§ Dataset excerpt
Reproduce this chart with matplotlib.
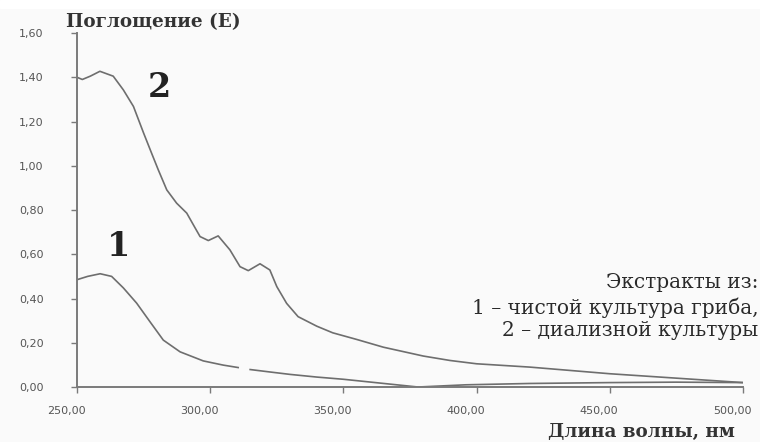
import numpy as np
import matplotlib
matplotlib.use("Agg")
import matplotlib.pyplot as plt
from matplotlib.transforms import ScaledTranslation
from matplotlib.patches import Rectangle

# wavelength (nm) and absorbance
wl2 = [250, 252, 255, 258.6, 263.6, 267.4, 271.2, 275, 278, 280.5, 283.7,
       287.4, 291.2, 294.3, 296.2, 299.3, 303, 307.4, 311.2, 314.3, 318.7,
       322.4, 325, 328.7, 333, 340, 346, 355, 365, 380, 390, 400, 420, 450,
       475, 500]
ab2 = [1.40, 1.39, 1.405, 1.427, 1.405, 1.343, 1.268, 1.148, 1.057, 0.982,
       0.891, 0.831, 0.786, 0.72, 0.68, 0.662, 0.683, 0.62, 0.544, 0.526,
       0.557, 0.529, 0.454, 0.378, 0.318, 0.275, 0.245, 0.215, 0.18, 0.14,
       0.12, 0.105, 0.09, 0.06, 0.04, 0.02]

# nan = small break visible in curve 1
wl1 = [250, 254, 258.7, 263, 267.4, 272.4, 277.4, 282.4, 288.7, 297.4, 304.9,
       310.5, 312.5, 315, 322.4, 330, 340, 350, 362, 378, 396, 420, 450, 475,
       500]
ab1 = [0.485, 0.50, 0.512, 0.50, 0.448, 0.379, 0.295, 0.212, 0.159, 0.118,
       0.099, 0.088, np.nan, 0.079, 0.068, 0.057, 0.045, 0.035, 0.02, 0.0,
       0.01, 0.016, 0.02, 0.022, 0.02]

xticks = [250, 300, 350, 400, 450, 500]
yticks = [0.0, 0.2, 0.4, 0.6, 0.8, 1.0, 1.2, 1.4, 1.6]

BG, AX, LN = "#fafafa", "#7a7a7a", "#6e6e6e"
SERIF = "DejaVu Serif"

fig = plt.figure(figsize=(7.6, 4.42), dpi=100, facecolor=BG)
fig.patches.append(Rectangle((0, 1 - 8 / 442), 1, 8 / 442, color="white",
                             transform=fig.transFigure, zorder=-1))
ax = fig.add_axes([0.1013, 0.1244, 0.8763, 0.8009])
ax.set_facecolor(BG)

ax.plot(wl2, ab2, color=LN, lw=1.2)
ax.plot(wl1, ab1, color=LN, lw=1.2)

ax.set_xlim(250, 500)
ax.set_ylim(0, 1.6)
ax.set_xticks(xticks)
ax.set_xticklabels([f"{v:.2f}".replace(".", ",") for v in xticks])
ax.set_yticks(yticks)
ax.set_yticklabels([f"{v:.2f}".replace(".", ",") for v in yticks])
for s in ["top", "right"]:
    ax.spines[s].set_visible(False)
for s in ["left", "bottom"]:
    ax.spines[s].set_color(AX)
    ax.spines[s].set_linewidth(1.4)
ax.tick_params(colors=AX, labelcolor="#555555", labelsize=8, length=4,
               width=1.0)
ax.tick_params(axis="x", pad=10)
ax.tick_params(axis="y", pad=20)
shift = ScaledTranslation(-11 / 100, 0, fig.dpi_scale_trans)
for lab in ax.get_xticklabels():
    lab.set_transform(lab.get_transform() + shift)

fig.text(0.087, 0.950, "Поглощение (E)", family=SERIF, fontweight="bold",
         fontsize=13.2, color="#333333", ha="left", va="center")
fig.text(0.844, 0.023, "Длина волны, нм", family=SERIF, fontweight="bold",
         fontsize=13.2, color="#333333", ha="center", va="center")

ax.text(276.6, 1.312, "2", family=SERIF, fontweight="bold", fontsize=24,
        color="#222222")
ax.text(261.1, 0.59, "1", family=SERIF, fontweight="bold", fontsize=24,
        color="#222222")

legend_lines = ["Экстракты из:", "1 – чистой культура гриба,",
                "2 – диализной культуры"]
for txt, yy in zip(legend_lines, [0.360, 0.304, 0.253]):
    fig.text(0.998, yy, txt, family=SERIF, fontsize=14.5, color="#2a2a2a",
             ha="right", va="center")

fig.savefig("out.png", dpi=100, facecolor=BG)
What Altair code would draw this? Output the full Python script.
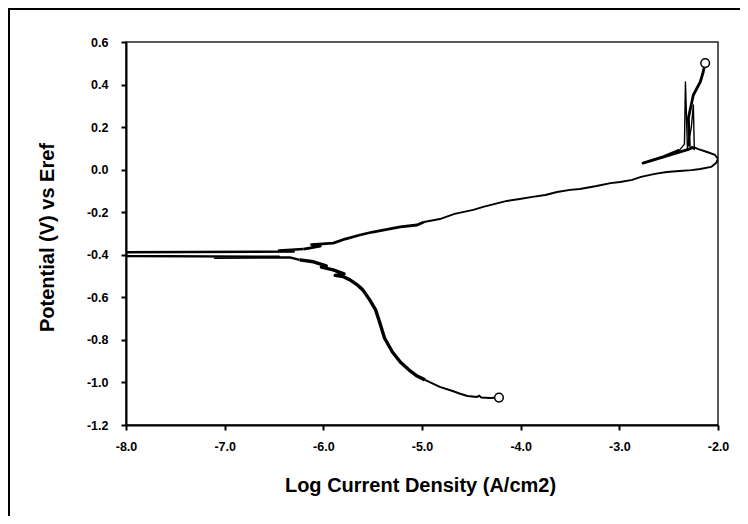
import altair as alt
import pandas as pd

# ---------------- data ----------------
x_ticks = [-8.0, -7.0, -6.0, -5.0, -4.0, -3.0, -2.0]
y_ticks = [-1.2, -1.0, -0.8, -0.6, -0.4, -0.2, 0.0, 0.2, 0.4, 0.6]

# cathodic branch, from the start of the scan (open circle) towards Ecorr
cath_tail_x = [-4.22, -4.31, -4.40, -4.42, -4.44, -4.54, -4.62, -4.69, -4.82, -4.97]
cath_tail_y = [-1.071, -1.073, -1.071, -1.062, -1.068, -1.064, -1.052, -1.040, -1.021, -0.988]

cath_main_x = [-4.97, -5.05, -5.12, -5.22, -5.30, -5.38, -5.43, -5.47, -5.53, -5.60,
               -5.66, -5.73, -5.80, -5.88, -5.79, -5.90, -6.02, -5.97, -6.10, -6.24]
cath_main_y = [-0.988, -0.970, -0.946, -0.904, -0.857, -0.791, -0.716, -0.659, -0.612, -0.565,
               -0.540, -0.518, -0.502, -0.497, -0.490, -0.471, -0.458, -0.452, -0.433, -0.424]

# around the corrosion potential
ecorr_x = [-6.24, -6.34, -7.10, -6.45, -8.00, -8.00, -6.30, -6.45, -6.20]
ecorr_y = [-0.424, -0.412, -0.414, -0.409, -0.406, -0.388, -0.385, -0.380, -0.373]

# anodic branch
anod_low_x = [-6.20, -6.03, -6.12, -5.90, -5.78, -5.63, -5.50, -5.34, -5.22, -5.05, -4.98]
anod_low_y = [-0.373, -0.359, -0.352, -0.345, -0.326, -0.307, -0.293, -0.279, -0.269, -0.260, -0.246]

anod_high_x = [-4.98, -4.82, -4.67, -4.48, -4.38, -4.26, -4.14, -4.01, -3.88, -3.75, -3.63,
               -3.50, -3.40, -3.23, -3.09, -2.99, -2.87, -2.78, -2.64, -2.52, -2.39, -2.27,
               -2.18, -2.07, -2.02, -2.00, -2.03, -2.11, -2.20, -2.25]
anod_high_y = [-0.246, -0.232, -0.208, -0.189, -0.175, -0.161, -0.147, -0.138, -0.128, -0.119, -0.105,
               -0.095, -0.091, -0.077, -0.063, -0.058, -0.048, -0.034, -0.020, -0.011, -0.006, -0.002,
               0.003, 0.013, 0.031, 0.050, 0.069, 0.083, 0.097, 0.107]

passive_x = [-2.25, -2.30, -2.76, -2.55, -2.39]
passive_y = [0.107, 0.095, 0.031, 0.062, 0.092]

spikes_x = [-2.39, -2.34, -2.33, -2.31, -2.27, -2.25, -2.24, -2.29]
spikes_y = [0.092, 0.120, 0.412, 0.100, 0.200, 0.304, 0.095, 0.110]

final_x = [-2.29, -2.30, -2.25, -2.18, -2.15, -2.13]
final_y = [0.110, 0.243, 0.351, 0.412, 0.459, 0.501]

# ---------------- chart ----------------
FONT = "Liberation Sans"
W, H = 592, 383
PAD = {"left": 118, "top": 34, "right": 22, "bottom": 91}

segments = [
    (cath_tail_x, cath_tail_y, 2.0),
    (cath_main_x, cath_main_y, 3.4),
    (ecorr_x, ecorr_y, 2.4),
    (anod_low_x, anod_low_y, 2.8),
    (anod_high_x, anod_high_y, 1.9),
    (passive_x, passive_y, 2.8),
    (spikes_x, spikes_y, 1.4),
    (final_x, final_y, 2.8),
]

minus_fix = "replace(format(datum.value, '.1f'), '\u2212', '-')"

x_enc = alt.X(
    "x:Q",
    scale=alt.Scale(domain=[-8, -2], nice=False, zero=False),
    axis=alt.Axis(
        values=x_ticks, labelExpr=minus_fix, grid=False,
        title="Log Current Density (A/cm2)",
        domainColor="black", domainWidth=2, tickColor="black", tickWidth=2, tickSize=5,
        labelFont=FONT, labelFontSize=12.5, labelFontWeight="bold", labelColor="black",
        labelPadding=10, labelFlush=False, labelOverlap=False,
        titleFont=FONT, titleFontSize=20, titleFontWeight="bold", titleColor="black",
        titleX=294, titleY=66, titleBaseline="alphabetic", titleAlign="center",
    ),
)
y_enc = alt.Y(
    "y:Q",
    scale=alt.Scale(domain=[-1.2, 0.6], nice=False, zero=False),
    axis=alt.Axis(
        values=y_ticks, labelExpr=minus_fix, grid=False,
        title="Potential (V) vs Eref",
        domainColor="black", domainWidth=2, tickColor="black", tickWidth=2, tickSize=5,
        labelFont=FONT, labelFontSize=12.5, labelFontWeight="bold", labelColor="black",
        labelPadding=13, labelFlush=False, labelOverlap=False,
        titleFont=FONT, titleFontSize=20, titleFontWeight="bold", titleColor="black",
        titleX=-73, titleY=195, titleBaseline="alphabetic", titleAlign="center",
    ),
)

# outer chart frame (only its left and top edges fall inside the picture)
one = pd.DataFrame({"a": [0]})
frame_left = alt.Chart(one).mark_rule(stroke="black", strokeWidth=2).encode(
    x=alt.value(-117), y=alt.value(-33), y2=alt.value(H + PAD["bottom"])
)
frame_top = alt.Chart(one).mark_rule(stroke="black", strokeWidth=2).encode(
    x=alt.value(-118), x2=alt.value(W + PAD["right"]), y=alt.value(-33)
)

layers = [frame_left, frame_top]
for xs, ys, w in segments:
    df = pd.DataFrame({"x": xs, "y": ys, "i": list(range(len(xs)))})
    layers.append(
        alt.Chart(df).mark_line(color="black", strokeWidth=w, strokeJoin="round", clip=True)
        .encode(x=x_enc, y=y_enc, order=alt.Order("i:Q"))
    )

ends = pd.DataFrame({"x": [cath_tail_x[0], final_x[-1]], "y": [cath_tail_y[0], final_y[-1]]})
layers.append(
    alt.Chart(ends).mark_point(
        shape="circle", filled=True, fill="white", stroke="black",
        strokeWidth=1.5, size=75, opacity=1
    ).encode(x=x_enc, y=y_enc)
)

chart = alt.layer(*layers).properties(
    width=W, height=H,
    autosize=alt.AutoSizeParams(type="none"),
    padding=PAD,
).configure_view(stroke="#222", strokeWidth=1.5)

chart.save("out.html", embed_options={"renderer": "svg", "actions": False})
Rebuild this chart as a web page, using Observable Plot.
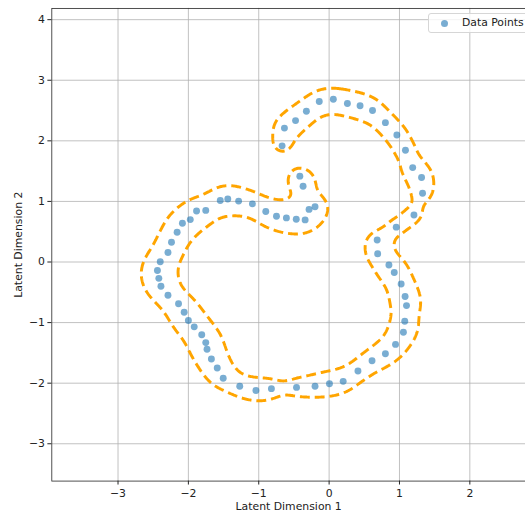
<!DOCTYPE html>
<html>
<head>
<meta charset="utf-8">
<script src="https://cdn.jsdelivr.net/npm/d3@7"></script>
<script src="https://cdn.jsdelivr.net/npm/@observablehq/plot@0.6"></script>
<style>
  body { margin: 0; background: #fff; font-family: "DejaVu Sans", sans-serif; }
  #wrap { position: relative; width: 525px; height: 521px; overflow: hidden; }
  #wrap svg { position: absolute; left: 0; top: 0; }
  .legend {
    position: absolute; left: 428px; top: 13px; width: 110px; height: 20px;
    box-sizing: border-box; border: 1px solid #d6d6d6; border-radius: 3px;
    background: rgba(255, 255, 255, 0.8); z-index: 2;
  }
  .legend .swatch {
    position: absolute; left: 12px; top: 6px; width: 7px; height: 7px; border-radius: 50%;
    background: #1f77b4; opacity: 0.6;
  }
  .legend .text {
    position: absolute; left: 33px; top: 1px; font-size: 10.8px; line-height: 16px; color: #222;
  }
</style>
</head>
<body>
<div id="wrap">
  <div class="legend"><span class="swatch"></span><span class="text">Data Points</span></div>
</div>
<script>
// Latent coordinates of the encoded samples
const latentX = [-0.668,-0.635,-0.477,-0.323,-0.14,0.06,0.26,0.44,0.617,0.80,0.963,1.085,1.188,1.314,1.328,1.206,0.954,0.683,0.69,0.85,0.926,1.024,1.08,1.10,1.075,1.056,0.944,0.80,0.61,0.41,0.20,0.005,-0.20,-0.463,-0.82,-1.04,-1.27,-1.505,-1.59,-1.673,-1.735,-1.753,-1.81,-1.917,-2.0,-2.06,-2.14,-2.29,-2.39,-2.42,-2.44,-2.40,-2.29,-2.24,-2.16,-2.085,-1.973,-1.884,-1.753,-1.547,-1.44,-1.286,-1.09,-0.90,-0.748,-0.607,-0.467,-0.341,-0.285,-0.20,-0.37,-0.416];
const latentY = [1.917,2.21,2.334,2.487,2.65,2.687,2.617,2.58,2.50,2.30,2.096,1.845,1.558,1.395,1.135,0.777,0.575,0.363,0.135,-0.05,-0.174,-0.363,-0.57,-0.72,-0.977,-1.16,-1.36,-1.515,-1.63,-1.80,-1.97,-2.01,-2.05,-2.07,-2.09,-2.12,-2.05,-1.92,-1.75,-1.60,-1.44,-1.33,-1.20,-1.07,-0.966,-0.83,-0.69,-0.55,-0.40,-0.27,-0.14,0.005,0.158,0.326,0.49,0.64,0.70,0.842,0.852,1.015,1.04,1.005,0.96,0.833,0.754,0.728,0.705,0.695,0.868,0.912,1.25,1.417];

const xTicks = [-3, -2, -1, 0, 1, 2];
const yTicks = [-3, -2, -1, 0, 1, 2, 3, 4];
const xLabel = "Latent Dimension 1";
const yLabel = "Latent Dimension 2";

const points = latentX.map((x, i) => ({x, y: latentY[i]}));

// Kernel density of the latent samples; the boundary is one level set of it
const bandwidth = 0.17;
const level = 0.98;
function density(x, y) {
  let v = 0;
  const k = 2 * bandwidth * bandwidth;
  for (let i = 0; i < latentX.length; i++) {
    const dx = x - latentX[i], dy = y - latentY[i];
    v += Math.exp(-(dx * dx + dy * dy) / k);
  }
  return v;
}

const xDomain = [-3.941, 2.791];
const yDomain = [-3.616, 4.186];
const fmt = d => String(d).replace("-", "\u2212");

const chart = Plot.plot({
  width: 532,
  height: 521,
  marginLeft: 52,
  marginRight: 0,
  marginTop: 8,
  marginBottom: 34,
  style: {fontFamily: "DejaVu Sans, sans-serif", fontSize: "11px", color: "#222"},
  x: {domain: xDomain},
  y: {domain: yDomain},
  marks: [
    Plot.gridX(xTicks, {stroke: "#b0b0b0", strokeOpacity: 1, strokeWidth: 0.8}),
    Plot.gridY(yTicks, {stroke: "#b0b0b0", strokeOpacity: 1, strokeWidth: 0.8}),
    Plot.contour({
      value: (x, y) => density(x, y),
      x1: xDomain[0], x2: xDomain[1], y1: yDomain[0], y2: yDomain[1],
      thresholds: [level],
      pixelSize: 1,
      fill: "none",
      stroke: "#FFA500",
      strokeWidth: 3,
      strokeDasharray: "10,5"
    }),
    Plot.dot(points, {x: "x", y: "y", r: 3.5, fill: "#1f77b4", fillOpacity: 0.6, stroke: "none"}),
    Plot.axisX(xTicks, {tickSize: 4, tickPadding: 4, tickFormat: fmt, label: null}),
    Plot.text([xLabel], {frameAnchor: "bottom", lineAnchor: "middle", dy: 26, text: d => d, fill: "#222", fontSize: 11}),
    Plot.axisY(yTicks, {tickSize: 4, tickPadding: 3, tickFormat: fmt, label: yLabel, labelAnchor: "center", labelArrow: "none", labelOffset: 38}),
    Plot.frame({stroke: "#222", strokeWidth: 0.8})
  ]
});
document.getElementById("wrap").appendChild(chart);
</script>
</body>
</html>
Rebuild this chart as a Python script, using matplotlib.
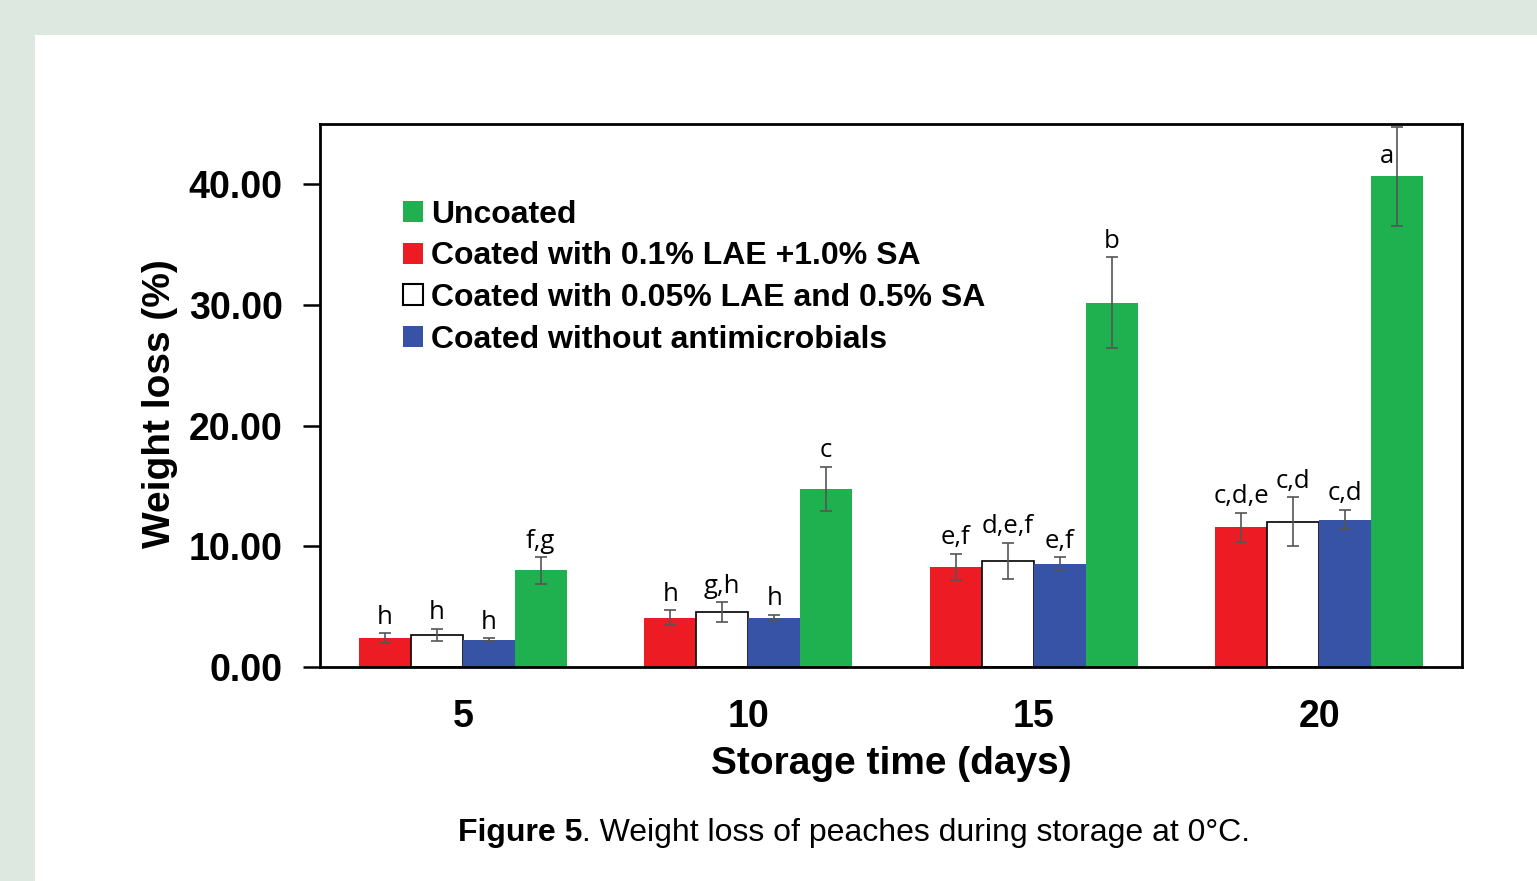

§ Exercise brief
Search the listing above for the string "Python". Copy every line that contains it.

§ Correct output
What Altair code would draw this? Output the full Python script.
Rebuild this chart as a Python script, using matplotlib.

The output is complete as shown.